C’était il y a quarante ans. Je me souviens de Gabrielle Russier. Cette femme, professeur de lettres à Marseille avait formé autour d’elle un petit groupe d’élèves qui se retrouvaient pour des discussions infinies, dans la lignée de la fièvre “soixante-huitarde”. Parmi ces élèves, Christian, 16 ans. Et l’impossible, l’interdit, survient. L’agrégée, divorcée, mère de deux enfants tombe amoureuse du jeune homme. Malgré les obstacles, les amants persistent, jusqu’à ce que les parents portent plainte pour détournement de mineur. Gabrielle est finalement incarcérée aux Baumettes, avant d’être condamnée à douze mois de prison avec sursis. Le procureur de la République refuse à Gabrielle le bénéfice de la loi d’amnistie et demande qu’elle soit commuée en 13 mois non amnistiables. Désespérée, la jeune femme se suicide le 1er septembre 1969. Cette tragédie a beaucoup fait couler d’encre à l’époque. En 1970, André Cayatte tire un film de cette histoire, “Mourir d’aimer”, avec Annie Girardot. Charles Aznavour en écrit la chanson que nous fredonnons toujours.
J’avais 18 ans en 1968. Je me souviens des discussions que nous entretenions durant ces années avec nos professeurs. C’est sans doute sans doute pour ces raisons que l’affaire Russier garde une place particulière dans ma mémoire. Mais j’ai aussi en mémoire la première conférence de presse de Georges Pompidou, élu en juin 69. En septembre, à la fin de cet exercice, le brillant agrégé de lettres, fin connaisseur de la poésie, est interrogé par Jean-Michel Royer sur ce triste fait divers.
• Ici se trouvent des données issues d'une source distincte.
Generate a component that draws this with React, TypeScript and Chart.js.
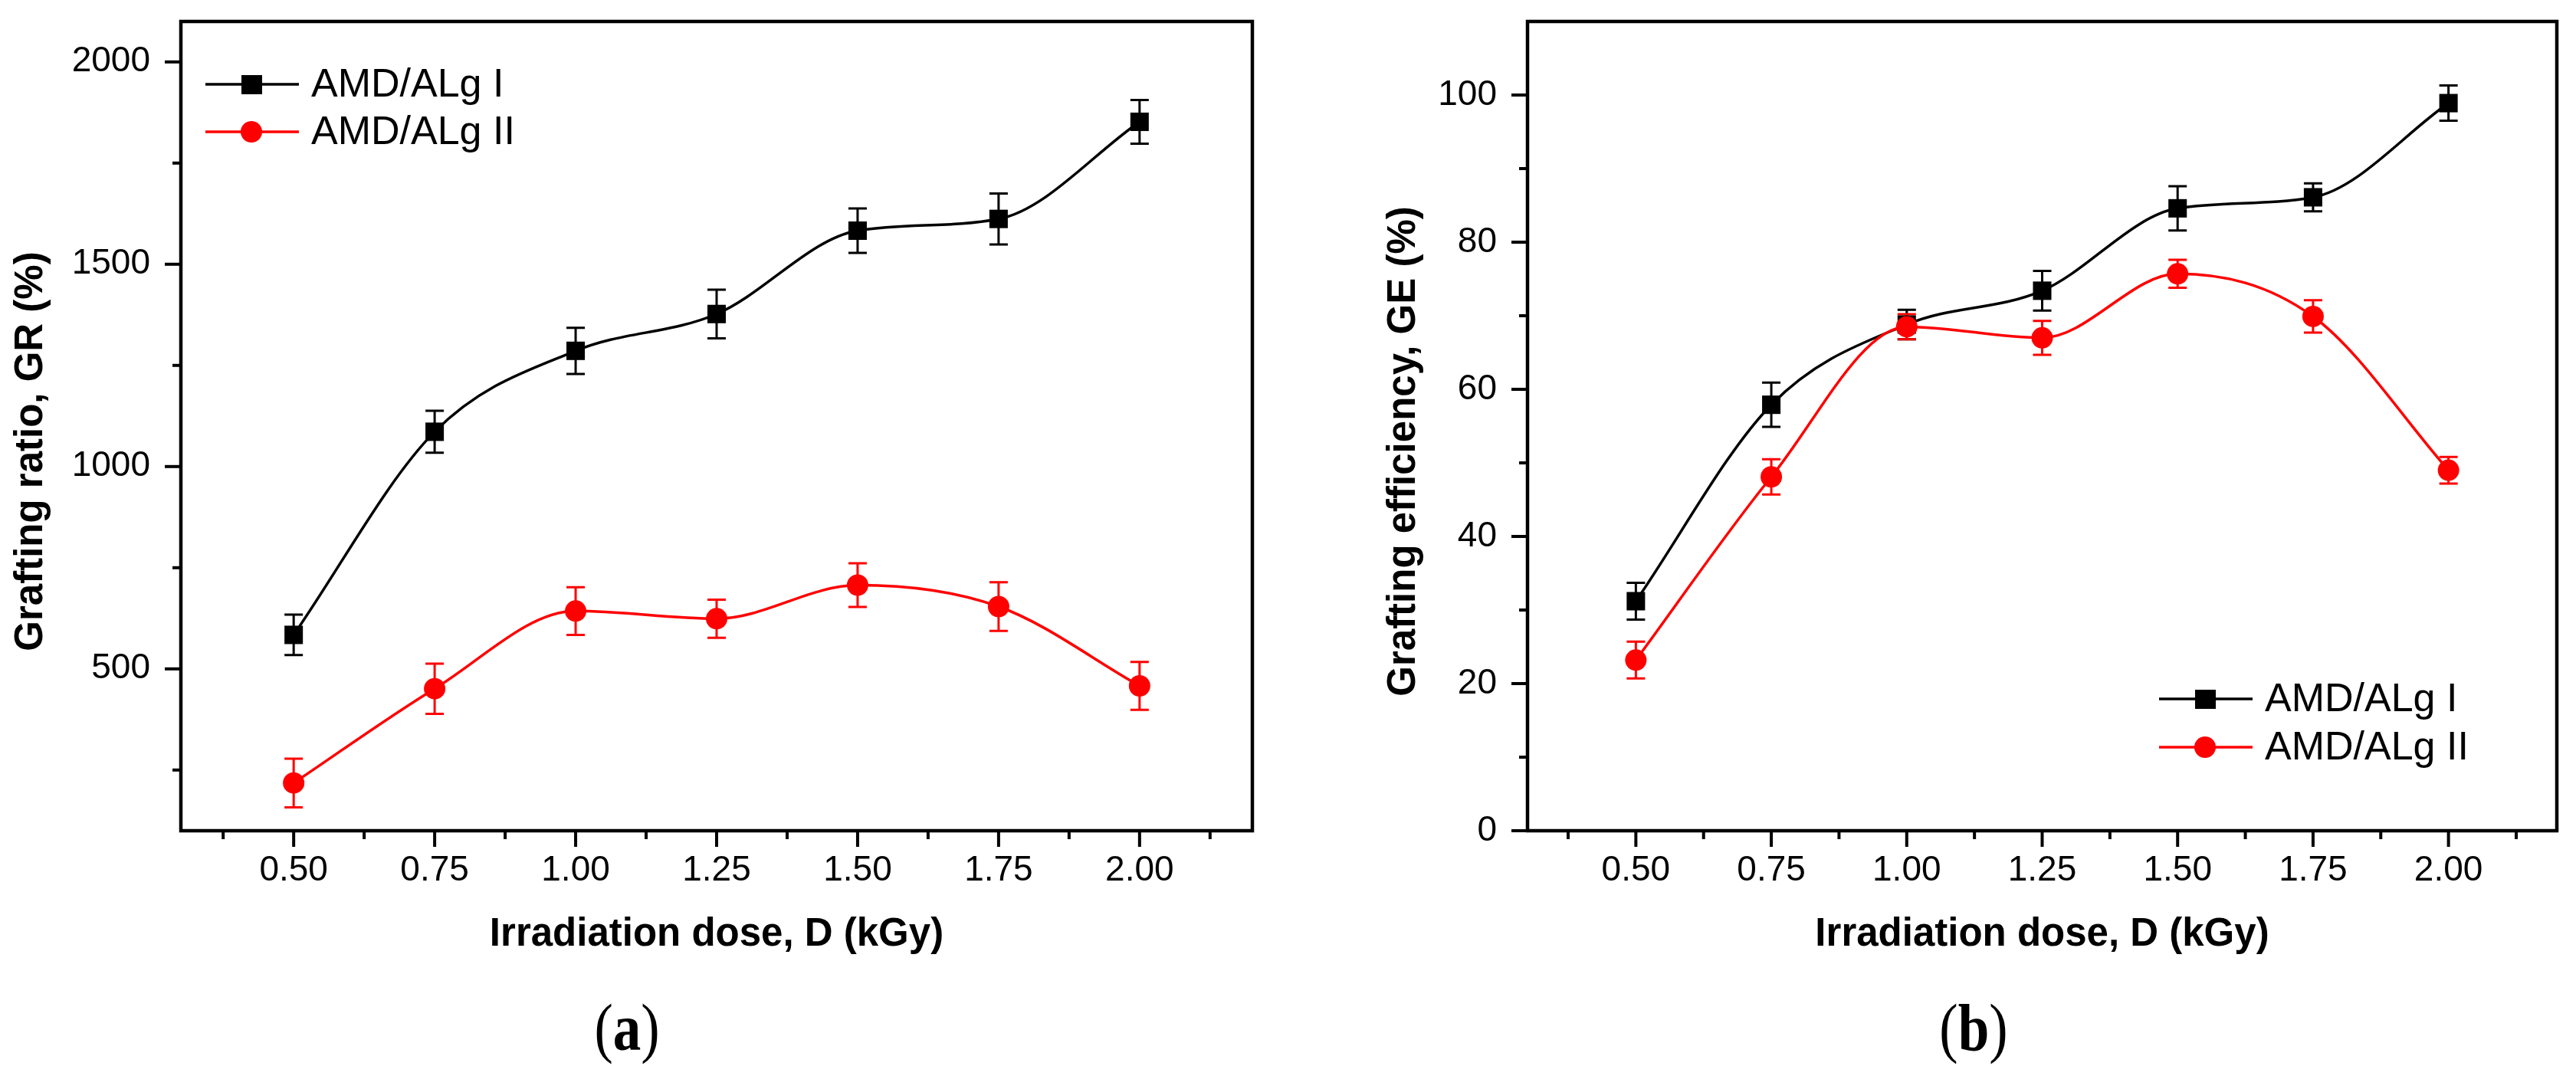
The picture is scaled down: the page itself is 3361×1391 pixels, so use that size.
import { useEffect, useRef } from "react"
import { Chart, registerables } from "chart.js"
import type { Plugin } from "chart.js"

Chart.register(...registerables)

// values
const doses = [0.5, 0.75, 1.0, 1.25, 1.5, 1.75, 2.0]
const doseTicks = [0.5, 0.75, 1.0, 1.25, 1.5, 1.75, 2.0]
const doseMinorTicks = [0.375, 0.625, 0.875, 1.125, 1.375, 1.625, 1.875, 2.125]

// (a) grafting ratio, GR (%)
const ratioI = [584, 1086, 1286, 1377, 1583, 1612, 1852]
const ratioIErr = [50, 52, 57, 60, 55, 63, 54]
const ratioII = [218, 451, 643, 624, 707, 654, 458]
const ratioIIErr = [60, 62, 59, 47, 54, 60, 59]
const ratioTicks = [500, 1000, 1500, 2000]
const ratioMinorTicks = [250, 750, 1250, 1750]

// (b) grafting efficiency, GE (%)
const effI = [31.2, 57.9, 68.8, 73.4, 84.6, 86.1, 98.9]
const effIErr = [2.5, 3, 2, 2.7, 3, 1.9, 2.4]
const effII = [23.2, 48.1, 68.5, 67.0, 75.7, 69.9, 49.0]
const effIIErr = [2.5, 2.4, 1.7, 2.3, 1.9, 2.2, 1.8]
const effTicks = [0, 20, 40, 60, 80, 100]
const effMinorTicks = [10, 30, 50, 70, 90]

const seriesNames = ["AMD/ALg I", "AMD/ALg II"]

const SANS = "'Liberation Sans', Arial, sans-serif"

type Pt = { x: number; y: number }

// box around the plot plus major/minor tick marks pointing outwards
const framePlugin = (xMinor: number[], yMinor: number[]): Plugin<"line"> => ({
  id: "frame",
  afterDraw(chart) {
    const { ctx, chartArea: a, scales } = chart
    const xs = scales.x
    const ys = scales.y
    ctx.save()
    ctx.strokeStyle = "#000"
    ctx.lineWidth = 4.5
    ctx.strokeRect(a.left, a.top, a.right - a.left, a.bottom - a.top)
    ctx.lineWidth = 4
    const seg = (x1: number, y1: number, x2: number, y2: number) => {
      ctx.beginPath()
      ctx.moveTo(x1, y1)
      ctx.lineTo(x2, y2)
      ctx.stroke()
    }
    xs.ticks.forEach((t) => {
      const px = xs.getPixelForValue(t.value)
      seg(px, a.bottom, px, a.bottom + 21)
    })
    xMinor.forEach((v) => {
      const px = xs.getPixelForValue(v)
      seg(px, a.bottom, px, a.bottom + 11)
    })
    ys.ticks.forEach((t) => {
      const py = ys.getPixelForValue(t.value)
      seg(a.left, py, a.left - 21, py)
    })
    yMinor.forEach((v) => {
      const py = ys.getPixelForValue(v)
      seg(a.left, py, a.left - 11, py)
    })
    ctx.restore()
  },
})

const errorBarPlugin = (errors: number[][]): Plugin<"line"> => ({
  id: "errorBars",
  beforeDatasetsDraw(chart) {
    const { ctx, scales } = chart
    ctx.save()
    ctx.lineWidth = 3
    chart.data.datasets.forEach((ds, i) => {
      ctx.strokeStyle = ds.borderColor as string
      ;(ds.data as unknown as Pt[]).forEach((p, j) => {
        const px = scales.x.getPixelForValue(p.x)
        const top = scales.y.getPixelForValue(p.y + errors[i][j])
        const bot = scales.y.getPixelForValue(p.y - errors[i][j])
        ctx.beginPath()
        ctx.moveTo(px, top)
        ctx.lineTo(px, bot)
        ctx.moveTo(px - 12, top)
        ctx.lineTo(px + 12, top)
        ctx.moveTo(px - 12, bot)
        ctx.lineTo(px + 12, bot)
        ctx.stroke()
      })
    })
    ctx.restore()
  },
})

// rotated y title, sits a little below the middle of the axis as in the figure
const yTitlePlugin = (text: string, x: number): Plugin<"line"> => ({
  id: "yTitle",
  afterDraw(chart) {
    const { ctx, chartArea: a } = chart
    ctx.save()
    ctx.translate(x, (a.top + a.bottom) / 2 + 33)
    ctx.rotate(-Math.PI / 2)
    ctx.fillStyle = "#000"
    ctx.font = `bold 51px ${SANS}`
    ctx.textAlign = "center"
    ctx.textBaseline = "middle"
    ctx.fillText(text, 0, 0)
    ctx.restore()
  },
})

// legend drawn inside the plot: line + marker + label
const legendPlugin = (placeAt: "topLeft" | "bottomRight"): Plugin<"line"> => ({
  id: "insideLegend",
  afterDraw(chart) {
    const { ctx, chartArea: a } = chart
    const x0 = placeAt === "topLeft" ? a.left + 32 : a.left + 824
    const rows = placeAt === "topLeft" ? [a.top + 82, a.top + 144] : [a.bottom - 172, a.bottom - 109]
    ctx.save()
    chart.data.datasets.forEach((ds, i) => {
      const y = rows[i]
      const color = ds.borderColor as string
      ctx.strokeStyle = color
      ctx.fillStyle = color
      ctx.lineWidth = 3.5
      ctx.beginPath()
      ctx.moveTo(x0, y)
      ctx.lineTo(x0 + 122, y)
      ctx.stroke()
      const mx = x0 + 60
      if (i === 0) {
        ctx.fillRect(mx - 13, y - 12, 27, 25)
      } else {
        ctx.beginPath()
        ctx.arc(mx, y, 14, 0, Math.PI * 2)
        ctx.fill()
      }
      ctx.fillStyle = "#000"
      ctx.font = `52px ${SANS}`
      ctx.textAlign = "left"
      ctx.textBaseline = "middle"
      ctx.fillText(ds.label as string, x0 + 138, y + 2)
    })
    ctx.restore()
  },
})

type PanelProps = {
  left: number
  width: number
  padLeft: number
  padRight: number
  yAxisWidth: number
  yMin: number
  yMax: number
  yTicks: number[]
  yMinor: number[]
  yTitle: string
  yTitleX: number
  seriesI: number[]
  errI: number[]
  seriesII: number[]
  errII: number[]
  legend: "topLeft" | "bottomRight"
  caption: string
  captionX: number
}

function Panel(props: PanelProps) {
  const chartRef = useRef<HTMLCanvasElement>(null)
  const chartInstance = useRef<Chart | null>(null)

  useEffect(() => {
    if (!chartRef.current) return
    if (chartInstance.current) chartInstance.current.destroy()
    const ctx = chartRef.current.getContext("2d")
    if (!ctx) return

    chartInstance.current = new Chart(ctx, {
      type: "line",
      data: {
        datasets: [
          {
            label: seriesNames[0],
            data: props.seriesI.map((v, i) => ({ x: doses[i], y: v })),
            borderColor: "#000000",
            backgroundColor: "#000000",
            borderWidth: 3.5,
            pointStyle: "rect",
            pointRadius: 17,
            pointBorderWidth: 0,
            cubicInterpolationMode: "monotone",
            order: 1,
          },
          {
            label: seriesNames[1],
            data: props.seriesII.map((v, i) => ({ x: doses[i], y: v })),
            borderColor: "#ff0000",
            backgroundColor: "#ff0000",
            borderWidth: 3.5,
            pointStyle: "circle",
            pointRadius: 14,
            pointBorderWidth: 0,
            cubicInterpolationMode: "monotone",
            order: 0,
          },
        ],
      },
      options: {
        animation: false,
        responsive: true,
        maintainAspectRatio: false,
        layout: {
          autoPadding: false,
          padding: { left: props.padLeft, right: props.padRight, top: 28, bottom: 140 },
        },
        scales: {
          x: {
            type: "linear",
            min: 0.3,
            max: 2.2,
            afterBuildTicks: (s) => {
              s.ticks = doseTicks.map((v) => ({ value: v }))
            },
            afterFit: (s) => {
              s.height = 167
              s.paddingLeft = 0
              s.paddingRight = 0
            },
            grid: { display: false, drawTicks: false },
            border: { display: false },
            ticks: {
              padding: 25,
              color: "#000",
              autoSkip: false,
              maxRotation: 0,
              font: { family: SANS, size: 46 },
              callback: (v) => Number(v).toFixed(2),
            },
            title: {
              display: true,
              text: "Irradiation dose, D (kGy)",
              color: "#000",
              padding: 0,
              font: { family: SANS, size: 51, weight: "bold" },
            },
          },
          y: {
            type: "linear",
            min: props.yMin,
            max: props.yMax,
            afterBuildTicks: (s) => {
              s.ticks = props.yTicks.map((v) => ({ value: v }))
            },
            afterFit: (s) => {
              s.width = props.yAxisWidth
              s.paddingTop = 0
              s.paddingBottom = 0
            },
            grid: { display: false, drawTicks: false },
            border: { display: false },
            ticks: {
              padding: 40,
              color: "#000",
              font: { family: SANS, size: 46 },
              callback: (v) => String(v),
            },
            title: { display: false },
          },
        },
        plugins: {
          legend: { display: false },
          tooltip: { enabled: false },
        },
      },
      plugins: [
        errorBarPlugin([props.errI, props.errII]),
        framePlugin(doseMinorTicks, props.yMinor),
        yTitlePlugin(props.yTitle, props.yTitleX),
        legendPlugin(props.legend),
      ],
    })

    return () => {
      if (chartInstance.current) {
        chartInstance.current.destroy()
        chartInstance.current = null
      }
    }
  }, [])

  return (
    <>
      <div style={{ position: "absolute", left: props.left, top: 0, width: props.width, height: 1391 }}>
        <canvas ref={chartRef}></canvas>
      </div>
      <div
        style={{
          position: "absolute",
          left: props.captionX - 100,
          top: 1341 - 50,
          width: 200,
          height: 100,
          lineHeight: "100px",
          textAlign: "center",
          fontFamily: "'Liberation Serif', 'Times New Roman', serif",
          fontSize: 86,
          color: "#000",
          transform: "scaleX(0.85)",
        }}
      >
        (<b>{props.caption}</b>)
      </div>
    </>
  )
}

export default function App() {
  return (
    <div style={{ position: "absolute", left: 0, top: 0, width: 3361, height: 1391, background: "#fff", overflow: "hidden" }}>
      <Panel
        left={0}
        width={1700}
        padLeft={0}
        padRight={66}
        yAxisWidth={236}
        yMin={100}
        yMax={2100}
        yTicks={ratioTicks}
        yMinor={ratioMinorTicks}
        yTitle="Grafting ratio, GR (%)"
        yTitleX={41}
        seriesI={ratioI}
        errI={ratioIErr}
        seriesII={ratioII}
        errII={ratioIIErr}
        legend="topLeft"
        caption="a"
        captionX={818}
      />
      <Panel
        left={1700}
        width={1661}
        padLeft={94}
        padRight={25}
        yAxisWidth={199}
        yMin={0}
        yMax={110}
        yTicks={effTicks}
        yMinor={effMinorTicks}
        yTitle="Grafting efficiency, GE (%)"
        yTitleX={132}
        seriesI={effI}
        errI={effIErr}
        seriesII={effII}
        errII={effIIErr}
        legend="bottomRight"
        caption="b"
        captionX={2575}
      />
    </div>
  )
}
Il répond après un long silence : “Je ne vous dirai pas tout ce que j’ai pensé sur cette affaire. Ni même d’ailleurs ce que j’ai fait. Quant à ce que j’ai ressenti, comme beaucoup, eh bien,
Comprenne qui voudra !
Moi, mon remords, ce fut
la victime raisonnable
au regard d’enfant perdue,
celle qui ressemble aux morts
qui sont morts pour être aimés.
C’est de l’Éluard. Mesdames et Messieurs, je vous remercie”.
Précisons qu’Eluard avait écrit ces lignes à propos des femmes tondues de l’épuration.
J’aimerais tant que cette époque revienne, où un président de la République répondait à une question d’actualité par quelques vers magnifiques et de longs silences…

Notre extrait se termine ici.